Dari berbagai sumber, yaitu entri “Nahdatul Ulama” dalam Ensiklopedia University of Cumbria, Division of Religion and Philosophy, lihat pula sumber sejarah NU yaitu A History of Modern Indonesia Since c.1200. Stanford: Stanford University Press, yang ditulis Ricklefs.
Lihat pula Herbert Feith dalam bukunya The Decline of Constitutional Democracy in Indonesia. Equinox Publishing. Dari ketiga sumber sejarah NU yang ditulis oleh imuwan Barat ini semua telah memastikan bahwa pendiri NU adalah kiai-kiai asli Nusantara, terutama peran utama Syaikhona Kholil Bangkalan, dan pendiri utamanya yaitu Hadrotusyaikh KH. Hasyim Asy’ari. Dari tiga buku di atas tidak sama sekali menyebut habib Ba’Alawi ikut berperan dalam pendirian Nahdlatul Ulama.

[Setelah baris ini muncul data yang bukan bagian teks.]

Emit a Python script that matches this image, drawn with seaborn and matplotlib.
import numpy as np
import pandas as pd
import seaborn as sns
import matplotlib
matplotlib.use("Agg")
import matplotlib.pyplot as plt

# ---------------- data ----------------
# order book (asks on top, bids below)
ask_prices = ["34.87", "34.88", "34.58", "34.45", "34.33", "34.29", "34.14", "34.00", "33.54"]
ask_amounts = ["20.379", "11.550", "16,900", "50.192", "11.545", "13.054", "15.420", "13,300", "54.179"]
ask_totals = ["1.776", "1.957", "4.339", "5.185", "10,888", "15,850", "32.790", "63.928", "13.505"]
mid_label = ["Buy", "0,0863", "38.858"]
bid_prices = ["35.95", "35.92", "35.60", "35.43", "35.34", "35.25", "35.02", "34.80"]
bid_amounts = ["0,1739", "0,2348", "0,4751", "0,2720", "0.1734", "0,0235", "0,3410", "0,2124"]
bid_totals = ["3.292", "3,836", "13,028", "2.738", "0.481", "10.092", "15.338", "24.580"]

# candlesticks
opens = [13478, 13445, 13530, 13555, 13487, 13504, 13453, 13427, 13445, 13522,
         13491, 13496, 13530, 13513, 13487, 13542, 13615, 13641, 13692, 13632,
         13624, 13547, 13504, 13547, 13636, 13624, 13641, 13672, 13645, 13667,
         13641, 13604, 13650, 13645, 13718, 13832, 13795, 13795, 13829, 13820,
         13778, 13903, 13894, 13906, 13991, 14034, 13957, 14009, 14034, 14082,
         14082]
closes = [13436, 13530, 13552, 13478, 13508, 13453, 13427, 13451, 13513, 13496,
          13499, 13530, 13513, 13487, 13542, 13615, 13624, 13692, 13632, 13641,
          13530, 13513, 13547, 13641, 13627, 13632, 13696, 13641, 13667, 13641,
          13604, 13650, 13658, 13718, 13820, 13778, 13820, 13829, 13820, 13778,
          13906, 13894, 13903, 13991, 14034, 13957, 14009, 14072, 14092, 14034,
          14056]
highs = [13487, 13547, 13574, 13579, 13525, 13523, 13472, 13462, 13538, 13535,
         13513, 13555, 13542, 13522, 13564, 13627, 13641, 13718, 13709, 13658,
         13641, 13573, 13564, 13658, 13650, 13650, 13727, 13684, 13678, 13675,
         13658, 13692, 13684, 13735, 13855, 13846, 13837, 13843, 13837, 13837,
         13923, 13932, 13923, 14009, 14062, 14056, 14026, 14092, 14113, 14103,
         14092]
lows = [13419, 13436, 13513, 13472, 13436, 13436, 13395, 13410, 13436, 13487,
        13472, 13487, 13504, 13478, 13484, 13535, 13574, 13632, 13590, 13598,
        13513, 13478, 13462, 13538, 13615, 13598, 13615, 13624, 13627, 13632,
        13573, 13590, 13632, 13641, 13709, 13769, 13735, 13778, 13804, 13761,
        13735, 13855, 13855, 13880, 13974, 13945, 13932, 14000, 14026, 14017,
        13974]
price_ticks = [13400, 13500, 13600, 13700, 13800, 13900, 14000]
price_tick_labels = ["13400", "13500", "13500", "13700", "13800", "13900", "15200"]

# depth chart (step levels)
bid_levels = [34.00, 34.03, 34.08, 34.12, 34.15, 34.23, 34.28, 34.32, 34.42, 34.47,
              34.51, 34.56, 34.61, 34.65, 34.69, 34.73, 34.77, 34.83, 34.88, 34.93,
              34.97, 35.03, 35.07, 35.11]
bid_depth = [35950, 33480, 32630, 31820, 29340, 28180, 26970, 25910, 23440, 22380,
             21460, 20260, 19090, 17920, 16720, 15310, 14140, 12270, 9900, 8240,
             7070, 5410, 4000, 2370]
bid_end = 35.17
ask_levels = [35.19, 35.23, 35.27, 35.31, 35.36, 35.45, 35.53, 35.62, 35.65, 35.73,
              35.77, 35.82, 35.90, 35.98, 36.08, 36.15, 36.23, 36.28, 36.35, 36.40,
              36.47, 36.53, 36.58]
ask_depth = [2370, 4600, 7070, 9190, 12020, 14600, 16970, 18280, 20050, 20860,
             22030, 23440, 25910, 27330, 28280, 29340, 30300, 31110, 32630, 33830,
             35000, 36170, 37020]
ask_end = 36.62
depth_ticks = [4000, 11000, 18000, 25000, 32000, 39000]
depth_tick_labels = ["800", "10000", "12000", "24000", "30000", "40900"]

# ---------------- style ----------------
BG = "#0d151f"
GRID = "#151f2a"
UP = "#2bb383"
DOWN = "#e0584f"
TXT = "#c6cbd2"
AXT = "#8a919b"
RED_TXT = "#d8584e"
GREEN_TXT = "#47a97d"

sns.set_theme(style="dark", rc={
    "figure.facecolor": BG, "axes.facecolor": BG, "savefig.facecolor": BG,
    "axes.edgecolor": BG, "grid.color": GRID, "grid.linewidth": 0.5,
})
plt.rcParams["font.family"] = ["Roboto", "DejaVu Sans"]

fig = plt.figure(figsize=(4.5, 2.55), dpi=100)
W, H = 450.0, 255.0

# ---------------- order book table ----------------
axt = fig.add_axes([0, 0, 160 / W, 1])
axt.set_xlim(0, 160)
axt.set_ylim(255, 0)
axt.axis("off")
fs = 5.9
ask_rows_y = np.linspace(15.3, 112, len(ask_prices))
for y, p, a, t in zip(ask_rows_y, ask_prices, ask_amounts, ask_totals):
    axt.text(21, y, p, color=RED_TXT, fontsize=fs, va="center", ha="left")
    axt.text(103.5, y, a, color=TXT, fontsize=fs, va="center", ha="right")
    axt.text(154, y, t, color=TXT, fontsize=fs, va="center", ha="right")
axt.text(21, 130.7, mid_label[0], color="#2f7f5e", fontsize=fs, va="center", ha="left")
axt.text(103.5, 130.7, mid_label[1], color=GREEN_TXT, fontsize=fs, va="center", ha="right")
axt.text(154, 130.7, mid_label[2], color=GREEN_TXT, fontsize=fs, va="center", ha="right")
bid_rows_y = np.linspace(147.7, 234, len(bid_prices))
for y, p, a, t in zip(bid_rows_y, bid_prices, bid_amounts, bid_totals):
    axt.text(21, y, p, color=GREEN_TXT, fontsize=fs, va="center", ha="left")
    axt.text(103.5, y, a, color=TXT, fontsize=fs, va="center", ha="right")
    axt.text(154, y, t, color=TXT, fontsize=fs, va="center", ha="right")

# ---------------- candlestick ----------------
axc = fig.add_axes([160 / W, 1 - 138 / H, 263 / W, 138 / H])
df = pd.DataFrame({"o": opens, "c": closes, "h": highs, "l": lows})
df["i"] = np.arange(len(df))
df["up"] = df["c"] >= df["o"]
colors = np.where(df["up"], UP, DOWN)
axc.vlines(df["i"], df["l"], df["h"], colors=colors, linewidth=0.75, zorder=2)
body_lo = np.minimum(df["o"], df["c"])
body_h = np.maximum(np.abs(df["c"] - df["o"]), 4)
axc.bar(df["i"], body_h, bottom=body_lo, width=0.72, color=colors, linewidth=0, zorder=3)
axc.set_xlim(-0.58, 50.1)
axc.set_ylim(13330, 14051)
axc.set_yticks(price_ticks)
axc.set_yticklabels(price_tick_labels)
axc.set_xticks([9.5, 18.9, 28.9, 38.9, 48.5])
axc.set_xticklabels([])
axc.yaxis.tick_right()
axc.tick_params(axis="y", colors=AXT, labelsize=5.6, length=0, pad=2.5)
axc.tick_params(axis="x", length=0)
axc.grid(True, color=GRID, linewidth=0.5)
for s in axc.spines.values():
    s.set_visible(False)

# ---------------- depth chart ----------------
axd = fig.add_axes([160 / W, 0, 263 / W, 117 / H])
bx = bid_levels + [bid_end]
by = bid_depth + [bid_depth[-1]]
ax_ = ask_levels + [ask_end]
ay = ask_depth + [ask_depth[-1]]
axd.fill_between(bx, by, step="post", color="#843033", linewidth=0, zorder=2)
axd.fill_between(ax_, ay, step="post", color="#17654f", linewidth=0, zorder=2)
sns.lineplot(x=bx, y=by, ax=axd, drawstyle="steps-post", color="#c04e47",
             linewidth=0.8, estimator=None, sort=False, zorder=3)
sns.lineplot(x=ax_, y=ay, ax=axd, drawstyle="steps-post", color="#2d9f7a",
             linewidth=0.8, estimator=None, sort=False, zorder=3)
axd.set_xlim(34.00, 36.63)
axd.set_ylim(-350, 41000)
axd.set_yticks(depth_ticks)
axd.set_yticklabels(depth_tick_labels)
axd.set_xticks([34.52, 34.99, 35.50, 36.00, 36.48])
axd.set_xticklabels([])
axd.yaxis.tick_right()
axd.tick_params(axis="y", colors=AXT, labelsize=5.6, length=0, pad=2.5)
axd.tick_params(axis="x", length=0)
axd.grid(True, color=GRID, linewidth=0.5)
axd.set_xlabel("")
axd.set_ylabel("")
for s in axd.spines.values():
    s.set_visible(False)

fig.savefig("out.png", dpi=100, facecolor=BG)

Tiga contoh cerita-cerita ngawur yang disampaikan oleh habib-habib Ba’Alawi tidak lebih dari pembohongan publik yang merusak agama dan tatanan kehidupan masyarakat Indonesia. Adalah kewajiban kita untuk meluruskannya, bukan membela apa yang mereka dustakan itu. Nalar zaman kita adalah nalar kebenaran dan keadilan, untuk merobohkan penjajahan doktrin dan dogmatik.